| WHAT THE TASK ASKS |
Set down the full listing exactly as given. Any pictures are to be left out.
-- Start of RECORDS --
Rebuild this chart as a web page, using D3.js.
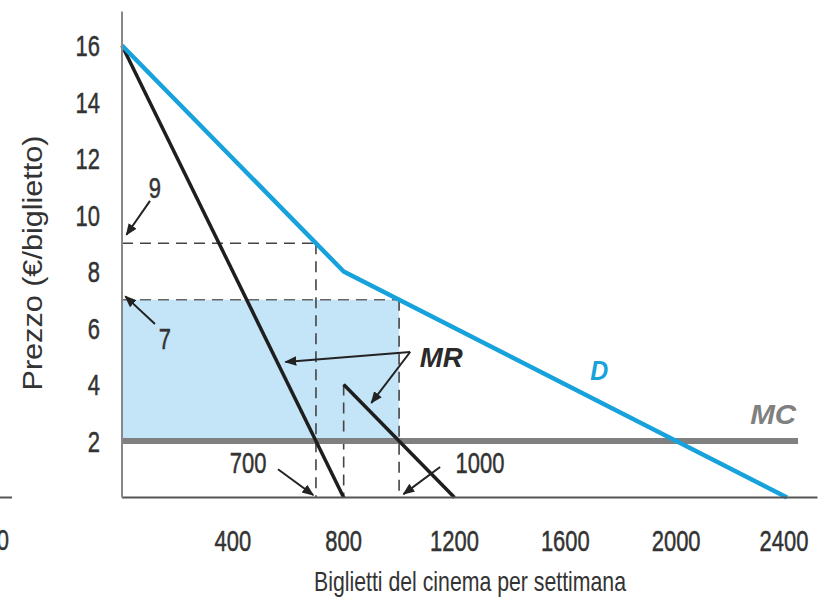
<!DOCTYPE html>
<html>
<head>
<meta charset="utf-8">
<script src="https://cdn.jsdelivr.net/npm/d3@7"></script>
<style>
  html, body { margin: 0; padding: 0; background: #fff; }
  svg { display: block; }
  text { font-family: "Liberation Sans", Arial, "DejaVu Sans Condensed", sans-serif; }
</style>
</head>
<body>
<svg id="chart" width="824" height="599"></svg>
<script>
// ---- data ----
const xTicks = [400, 800, 1200, 1600, 2000, 2400];
const yTicks = [2, 4, 6, 8, 10, 12, 14, 16];
const demandQ = [0, 800, 2400];
const demandP = [16, 8, 0];
const mrLeftQ = [0, 800];
const mrLeftP = [16, 0];
const mrRightQ = [800, 1200];
const mrRightP = [4, 0];
const mcQ = [0, 2440];
const mcP = [2, 2];
const monopolyQ = [700, 1000];   // quantities without / with price discrimination
const monopolyP = [9, 7];        // prices
const surplusArea = { q0: 0, q1: 1000, p0: 2, p1: 7 };
const xTitle = "Biglietti del cinema per settimana";
const yTitle = "Prezzo (€/biglietto)";

const svg = d3.select("#chart");
const x = d3.scaleLinear().domain([0, 2400]).range([122, 787]);
const y = d3.scaleLinear().domain([0, 16]).range([497.5, 45.5]);

const dark = "#333";
const blue = "#17a2dc";

// arrow marker
const defs = svg.append("defs");
defs.append("marker").attr("id", "arr").attr("viewBox", "0 0 10 10")
  .attr("refX", 9).attr("refY", 5).attr("markerWidth", 12).attr("markerHeight", 12)
  .attr("orient", "auto-start-reverse").attr("markerUnits", "userSpaceOnUse")
  .append("path").attr("d", "M0,1 L10,5 L0,9 Z").attr("fill", "#222");

// shaded area
svg.append("rect")
  .attr("x", x(surplusArea.q0)).attr("y", y(surplusArea.p1))
  .attr("width", x(surplusArea.q1) - x(surplusArea.q0))
  .attr("height", y(surplusArea.p0) - y(surplusArea.p1))
  .attr("fill", "#c4e4f7");

// dashed guides
const dash = (q1, p1, q2, p2, col) => svg.append("line")
  .attr("x1", x(q1)).attr("y1", y(p1)).attr("x2", x(q2)).attr("y2", y(p2))
  .attr("stroke", col || "#444").attr("stroke-width", 1.6).attr("stroke-dasharray", "11,7");
dash(0, monopolyP[0], monopolyQ[0], monopolyP[0]);
dash(monopolyQ[0], monopolyP[0], monopolyQ[0], 0);
dash(0, monopolyP[1], monopolyQ[1], monopolyP[1], "#666");
dash(monopolyQ[1], monopolyP[1], monopolyQ[1], 0);
dash(mrRightQ[0], mrRightP[0], mrRightQ[0], 0);

// MC
const line = d3.line().x(d => x(d[0])).y(d => y(d[1]));
svg.append("path").datum(d3.zip(mcQ, mcP)).attr("d", line)
  .attr("stroke", "#808080").attr("stroke-width", 6).attr("fill", "none");

// MR segments
svg.append("path").datum(d3.zip(mrLeftQ, mrLeftP)).attr("d", line)
  .attr("stroke", "#1e1e1e").attr("stroke-width", 3.5).attr("fill", "none");
svg.append("path").datum(d3.zip(mrRightQ, mrRightP)).attr("d", line)
  .attr("stroke", "#1e1e1e").attr("stroke-width", 3.5).attr("fill", "none");

// Demand
svg.append("path").datum(d3.zip(demandQ, demandP)).attr("d", line)
  .attr("stroke", blue).attr("stroke-width", 4.5).attr("fill", "none")
  .attr("stroke-linejoin", "round");

// axes
svg.append("line").attr("x1", x(0)).attr("x2", x(2510)).attr("y1", y(0)).attr("y2", y(0))
  .attr("stroke", "#555").attr("stroke-width", 2);
svg.append("line").attr("x1", x(0)).attr("x2", x(0)).attr("y1", y(0)).attr("y2", y(17.2))
  .attr("stroke", "#888").attr("stroke-width", 2);

// condensed numeric text helper
const num = (sel) => sel.attr("font-size", 30).attr("fill", dark)
  .attr("stroke", dark).attr("stroke-width", 0.5)
  .attr("lengthAdjust", "spacingAndGlyphs")
  .attr("textLength", d => String(d).length * 12.2);

// stray fragment of neighbouring figure at left edge
svg.append("line").attr("x1", 0).attr("x2", 12).attr("y1", y(0)).attr("y2", y(0))
  .attr("stroke", "#555").attr("stroke-width", 2);
svg.append("text").datum("0").attr("x", 9).attr("y", 550).attr("text-anchor", "end")
  .call(num).text(d => d);

// tick labels
svg.append("g").selectAll("text").data(xTicks).join("text")
  .attr("x", d => x(d) - (d === 2400 ? 3 : 0)).attr("y", 551).attr("text-anchor", "middle")
  .call(num).text(d => d);
svg.append("g").selectAll("text").data(yTicks).join("text")
  .attr("x", 100).attr("y", d => y(d)).attr("dy", "0.36em").attr("text-anchor", "end")
  .call(num).text(d => d);

// axis titles
svg.append("text").attr("x", 470).attr("y", 591).attr("text-anchor", "middle")
  .attr("font-size", 28).attr("fill", dark)
  .attr("textLength", 312).attr("lengthAdjust", "spacingAndGlyphs").text(xTitle);
svg.append("text").attr("transform", "translate(42,263) rotate(-90)")
  .attr("text-anchor", "middle").attr("font-size", 27).attr("fill", dark)
  .attr("textLength", 255).attr("lengthAdjust", "spacingAndGlyphs").text(yTitle);

// annotations (data units)
const arrow = (q1, p1, q2, p2) => svg.append("line")
  .attr("x1", x(q1)).attr("y1", y(p1)).attr("x2", x(q2)).attr("y2", y(p2))
  .attr("stroke", "#222").attr("stroke-width", 2).attr("marker-end", "url(#arr)");
const numLabel = (q, p, t) => svg.append("text").datum(t)
  .attr("x", x(q)).attr("y", y(p)).attr("dy", "0.36em").attr("text-anchor", "middle")
  .call(num).text(t);
const curveLabel = (q, p, t, fill, w) => svg.append("text")
  .attr("x", x(q)).attr("y", y(p)).attr("dy", "0.36em").attr("text-anchor", "middle")
  .attr("font-size", 28).attr("fill", fill).attr("font-weight", "bold").attr("font-style", "italic")
  .attr("textLength", w).attr("lengthAdjust", "spacingAndGlyphs").text(t);

numLabel(119, 11.0, "9");
arrow(101, 10.5, 16, 9.3);
numLabel(155, 5.65, "7");
arrow(119, 6.14, 12, 7.12);
numLabel(455, 1.26, "700");
arrow(563, 1.0, 690, 0.09);
numLabel(1292, 1.26, "1000");
arrow(1148, 1.08, 1016, 0.12);
curveLabel(1152, 4.97, "MR", "#2a2a2a", 43);
arrow(1040, 5.15, 590, 4.8);
arrow(1040, 5.15, 900, 3.35);
curveLabel(1722, 4.51, "D", blue, 18);
curveLabel(2350, 2.96, "MC", "#808080", 46);
</script>
</body>
</html>
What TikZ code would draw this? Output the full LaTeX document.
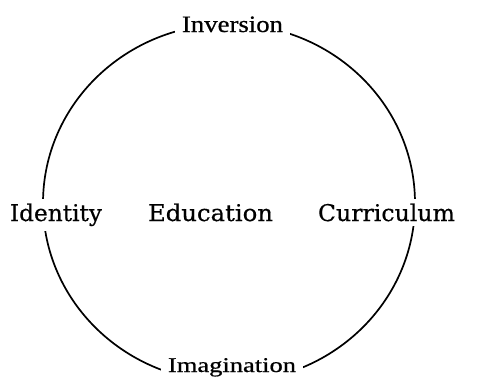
-- End of RECORDS --
| PROBLEM SOLUTION |
Rebuild this chart as a web page, using D3.js.
<!DOCTYPE html>
<html>
<head>
<meta charset="utf-8">
<script src="https://cdn.jsdelivr.net/npm/d3@7"></script>
<style>
  html, body { margin: 0; padding: 0; background: #fff; }
  svg { display: block; }
  text { font-family: "Liberation Sans", Arial, "DejaVu Sans Condensed", sans-serif; }
</style>
</head>
<body>
<svg id="chart" width="824" height="599"></svg>
<script>
// ---- data ----
const xTicks = [400, 800, 1200, 1600, 2000, 2400];
const yTicks = [2, 4, 6, 8, 10, 12, 14, 16];
const demandQ = [0, 800, 2400];
const demandP = [16, 8, 0];
const mrLeftQ = [0, 800];
const mrLeftP = [16, 0];
const mrRightQ = [800, 1200];
const mrRightP = [4, 0];
const mcQ = [0, 2440];
const mcP = [2, 2];
const monopolyQ = [700, 1000];   // quantities without / with price discrimination
const monopolyP = [9, 7];        // prices
const surplusArea = { q0: 0, q1: 1000, p0: 2, p1: 7 };
const xTitle = "Biglietti del cinema per settimana";
const yTitle = "Prezzo (€/biglietto)";

const svg = d3.select("#chart");
const x = d3.scaleLinear().domain([0, 2400]).range([122, 787]);
const y = d3.scaleLinear().domain([0, 16]).range([497.5, 45.5]);

const dark = "#333";
const blue = "#17a2dc";

// arrow marker
const defs = svg.append("defs");
defs.append("marker").attr("id", "arr").attr("viewBox", "0 0 10 10")
  .attr("refX", 9).attr("refY", 5).attr("markerWidth", 12).attr("markerHeight", 12)
  .attr("orient", "auto-start-reverse").attr("markerUnits", "userSpaceOnUse")
  .append("path").attr("d", "M0,1 L10,5 L0,9 Z").attr("fill", "#222");

// shaded area
svg.append("rect")
  .attr("x", x(surplusArea.q0)).attr("y", y(surplusArea.p1))
  .attr("width", x(surplusArea.q1) - x(surplusArea.q0))
  .attr("height", y(surplusArea.p0) - y(surplusArea.p1))
  .attr("fill", "#c4e4f7");

// dashed guides
const dash = (q1, p1, q2, p2, col) => svg.append("line")
  .attr("x1", x(q1)).attr("y1", y(p1)).attr("x2", x(q2)).attr("y2", y(p2))
  .attr("stroke", col || "#444").attr("stroke-width", 1.6).attr("stroke-dasharray", "11,7");
dash(0, monopolyP[0], monopolyQ[0], monopolyP[0]);
dash(monopolyQ[0], monopolyP[0], monopolyQ[0], 0);
dash(0, monopolyP[1], monopolyQ[1], monopolyP[1], "#666");
dash(monopolyQ[1], monopolyP[1], monopolyQ[1], 0);
dash(mrRightQ[0], mrRightP[0], mrRightQ[0], 0);

// MC
const line = d3.line().x(d => x(d[0])).y(d => y(d[1]));
svg.append("path").datum(d3.zip(mcQ, mcP)).attr("d", line)
  .attr("stroke", "#808080").attr("stroke-width", 6).attr("fill", "none");

// MR segments
svg.append("path").datum(d3.zip(mrLeftQ, mrLeftP)).attr("d", line)
  .attr("stroke", "#1e1e1e").attr("stroke-width", 3.5).attr("fill", "none");
svg.append("path").datum(d3.zip(mrRightQ, mrRightP)).attr("d", line)
  .attr("stroke", "#1e1e1e").attr("stroke-width", 3.5).attr("fill", "none");

// Demand
svg.append("path").datum(d3.zip(demandQ, demandP)).attr("d", line)
  .attr("stroke", blue).attr("stroke-width", 4.5).attr("fill", "none")
  .attr("stroke-linejoin", "round");

// axes
svg.append("line").attr("x1", x(0)).attr("x2", x(2510)).attr("y1", y(0)).attr("y2", y(0))
  .attr("stroke", "#555").attr("stroke-width", 2);
svg.append("line").attr("x1", x(0)).attr("x2", x(0)).attr("y1", y(0)).attr("y2", y(17.2))
  .attr("stroke", "#888").attr("stroke-width", 2);

// condensed numeric text helper
const num = (sel) => sel.attr("font-size", 30).attr("fill", dark)
  .attr("stroke", dark).attr("stroke-width", 0.5)
  .attr("lengthAdjust", "spacingAndGlyphs")
  .attr("textLength", d => String(d).length * 12.2);

// stray fragment of neighbouring figure at left edge
svg.append("line").attr("x1", 0).attr("x2", 12).attr("y1", y(0)).attr("y2", y(0))
  .attr("stroke", "#555").attr("stroke-width", 2);
svg.append("text").datum("0").attr("x", 9).attr("y", 550).attr("text-anchor", "end")
  .call(num).text(d => d);

// tick labels
svg.append("g").selectAll("text").data(xTicks).join("text")
  .attr("x", d => x(d) - (d === 2400 ? 3 : 0)).attr("y", 551).attr("text-anchor", "middle")
  .call(num).text(d => d);
svg.append("g").selectAll("text").data(yTicks).join("text")
  .attr("x", 100).attr("y", d => y(d)).attr("dy", "0.36em").attr("text-anchor", "end")
  .call(num).text(d => d);

// axis titles
svg.append("text").attr("x", 470).attr("y", 591).attr("text-anchor", "middle")
  .attr("font-size", 28).attr("fill", dark)
  .attr("textLength", 312).attr("lengthAdjust", "spacingAndGlyphs").text(xTitle);
svg.append("text").attr("transform", "translate(42,263) rotate(-90)")
  .attr("text-anchor", "middle").attr("font-size", 27).attr("fill", dark)
  .attr("textLength", 255).attr("lengthAdjust", "spacingAndGlyphs").text(yTitle);

// annotations (data units)
const arrow = (q1, p1, q2, p2) => svg.append("line")
  .attr("x1", x(q1)).attr("y1", y(p1)).attr("x2", x(q2)).attr("y2", y(p2))
  .attr("stroke", "#222").attr("stroke-width", 2).attr("marker-end", "url(#arr)");
const numLabel = (q, p, t) => svg.append("text").datum(t)
  .attr("x", x(q)).attr("y", y(p)).attr("dy", "0.36em").attr("text-anchor", "middle")
  .call(num).text(t);
const curveLabel = (q, p, t, fill, w) => svg.append("text")
  .attr("x", x(q)).attr("y", y(p)).attr("dy", "0.36em").attr("text-anchor", "middle")
  .attr("font-size", 28).attr("fill", fill).attr("font-weight", "bold").attr("font-style", "italic")
  .attr("textLength", w).attr("lengthAdjust", "spacingAndGlyphs").text(t);

numLabel(119, 11.0, "9");
arrow(101, 10.5, 16, 9.3);
numLabel(155, 5.65, "7");
arrow(119, 6.14, 12, 7.12);
numLabel(455, 1.26, "700");
arrow(563, 1.0, 690, 0.09);
numLabel(1292, 1.26, "1000");
arrow(1148, 1.08, 1016, 0.12);
curveLabel(1152, 4.97, "MR", "#2a2a2a", 43);
arrow(1040, 5.15, 590, 4.8);
arrow(1040, 5.15, 900, 3.35);
curveLabel(1722, 4.51, "D", blue, 18);
curveLabel(2350, 2.96, "MC", "#808080", 46);
</script>
</body>
</html>
What TikZ code would draw this? Output the full LaTeX document.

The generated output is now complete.